Ack, ack, spegelns retrospektion
Sergels Torg, Stockholm
Nobel Week lights, 2022

Interactive installation commissioned for the light art festival Nobel Week Lights and the Nobel Price Museum in Stockholm.
In collaboration with påsergelstorg
The installation was placed at Sergels Torg, one of the main squares in Stockholm.

My idea for Nobel Week Lights was to create an interactive installation where visitors are involved in creating the expression. This was made threw a feedback which occurs through the connection of a camera and a LED video screen. Everything that exists and that moves in the installation is captured by the camera and shown in real time on the screen, where it is picked up by the camera again and so on.
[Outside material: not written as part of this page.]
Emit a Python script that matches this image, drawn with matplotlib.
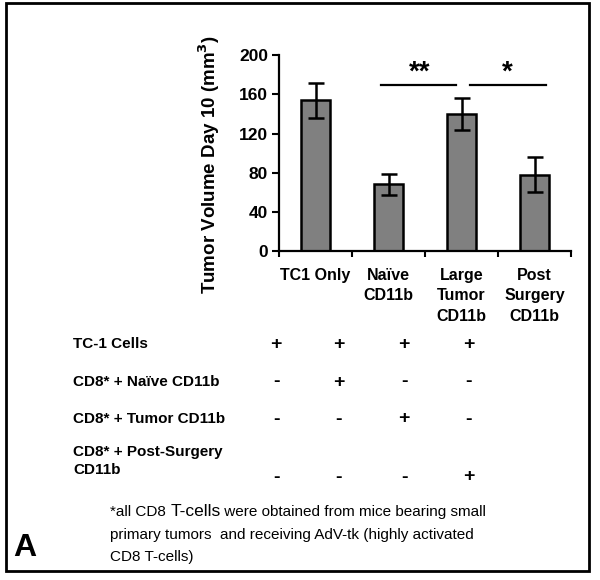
import matplotlib
matplotlib.use('Agg')
import matplotlib.pyplot as plt
from matplotlib.patches import Rectangle

plt.rcParams['font.family'] = ['Liberation Sans', 'DejaVu Sans']

# data
groups = ['TC1 Only', 'Naïve\nCD11b', 'Large\nTumor\nCD11b', 'Post\nSurgery\nCD11b']
volume = [154, 68, 140, 78]
volume_err = [18, 11, 16, 18]
yticks = [0, 40, 80, 120, 160, 200]

row_labels = ['TC-1 Cells', 'CD8* + Naïve CD11b', 'CD8* + Tumor CD11b', 'CD8* + Post-Surgery\nCD11b']
row_signs = [['+', '+', '+', '+'],
             ['-', '+', '-', '-'],
             ['-', '-', '+', '-'],
             ['-', '-', '-', '+']]

fig = plt.figure(figsize=(6, 5.8), dpi=100)
ax = fig.add_axes([0.465, 0.567, 0.487, 0.338])

x = range(len(groups))
ax.bar(x, volume, width=0.4, color='#808080', edgecolor='black', linewidth=1.8,
       yerr=volume_err, error_kw=dict(ecolor='black', elinewidth=1.8, capsize=5.5, capthick=1.8))
ax.set_xlim(-0.5, 3.5)
ax.set_ylim(0, 200)
ax.set_yticks(yticks)
ax.set_xticks(list(x))
ax.set_xticklabels(groups, fontsize=11.5, fontweight='bold', va='top', linespacing=1.45)
ax.set_xticks([-0.5, 0.5, 1.5, 2.5, 3.5], minor=True)
ax.tick_params(axis='x', which='major', length=0, pad=12)
ax.tick_params(axis='x', which='minor', length=4, width=1.5, direction='out')
ax.tick_params(axis='y', length=5, width=1.5, direction='out', labelsize=12.5, pad=3)
for lab in ax.get_yticklabels():
    lab.set_fontweight('bold')
ax.spines['top'].set_visible(False)
ax.spines['right'].set_visible(False)
ax.spines['left'].set_linewidth(1.6)
ax.spines['bottom'].set_linewidth(1.6)
ax.set_ylabel('Tumor Volume Day 10 (mm$^\\mathbf{3}$)', fontsize=13.5, fontweight='bold')
ax.yaxis.set_label_coords(-0.195, 0.44)

# significance bars
ax.plot([0.9, 1.92], [170, 170], color='black', lw=1.6, clip_on=False)
ax.text(1.42, 169, '**', ha='center', va='bottom', fontsize=20, fontweight='bold')
ax.plot([2.12, 3.15], [170, 170], color='black', lw=1.6, clip_on=False)
ax.text(2.62, 169, '*', ha='center', va='bottom', fontsize=20, fontweight='bold')

# treatment table
col_x = [276, 339, 404, 469]
row_y = [344, 382, 419, 477]
for label, signs, ry in zip(row_labels, row_signs, row_y):
    fig.text(73 / 600, 1 - ry / 580, label, ha='left', va='bottom' if '\n' in label else 'center',
             fontsize=11, fontweight='bold', linespacing=1.4)
    for s, cx in zip(signs, col_x):
        fig.text(cx / 600, 1 - ry / 580, s, ha='center', va='center', fontsize=14, fontweight='bold')

# footnote
fig.canvas.draw()
r = fig.canvas.get_renderer()
t1 = fig.text(110 / 600, 1 - 512 / 580, '*all CD8 ', ha='left', va='center', fontsize=11)
w1 = t1.get_window_extent(r).x1
t2 = fig.text(w1 / 600, 1 - 512 / 580, 'T-cells', ha='left', va='center', fontsize=12.5)
w2 = t2.get_window_extent(r).x1
fig.text(w2 / 600, 1 - 512 / 580, ' were obtained from mice bearing small', ha='left', va='center', fontsize=11)
fig.text(110 / 600, 1 - 535 / 580, 'primary tumors  and receiving AdV-tk (highly activated',
         ha='left', va='center', fontsize=11)
fig.text(110 / 600, 1 - 557 / 580, 'CD8 T-cells)', ha='left', va='center', fontsize=11)

fig.text(25 / 600, 1 - 548 / 580, 'A', ha='center', va='center', fontsize=23, fontweight='bold')

# outer frame
fig.patches.append(Rectangle((6 / 600, 9 / 580), 583 / 600, 568 / 580, transform=fig.transFigure,
                             fill=False, edgecolor='black', linewidth=2))

fig.savefig('out.png', dpi=100)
This generates a (theoretically) infinite duplication and incorporates the visitors into the space-time loop.

Feedback arises through cause and effect, that it resumes something that is in the field of view and then reproduces and continues it, can be seen as a reference to research where many discoveries take place after observation of a condition. Feedbacks can refer to a number research areas that can relate to the Nobel Prize, for example, biology, physics and economics. It is used for research and also practically, for example in mathematics, fractals, cybernetics and e.g. a concept that is currently very relevant: climate change feedback.
Visually, the thoughts are also brought to science fiction and wormholes. In art and culture, the feedback effect is best known in music. Visual artists have also worked with it, such as one of the first media artist Nam June Paik who used the visual feedback effect between the first digital camcorders and television sets in his works.
The camera was programmed to move from one side to the otherf and zoom slowly. By that different perspectives are created.

This title is inspired by the first sentence from Alfred Nobel’s poem Alas [- a fragment].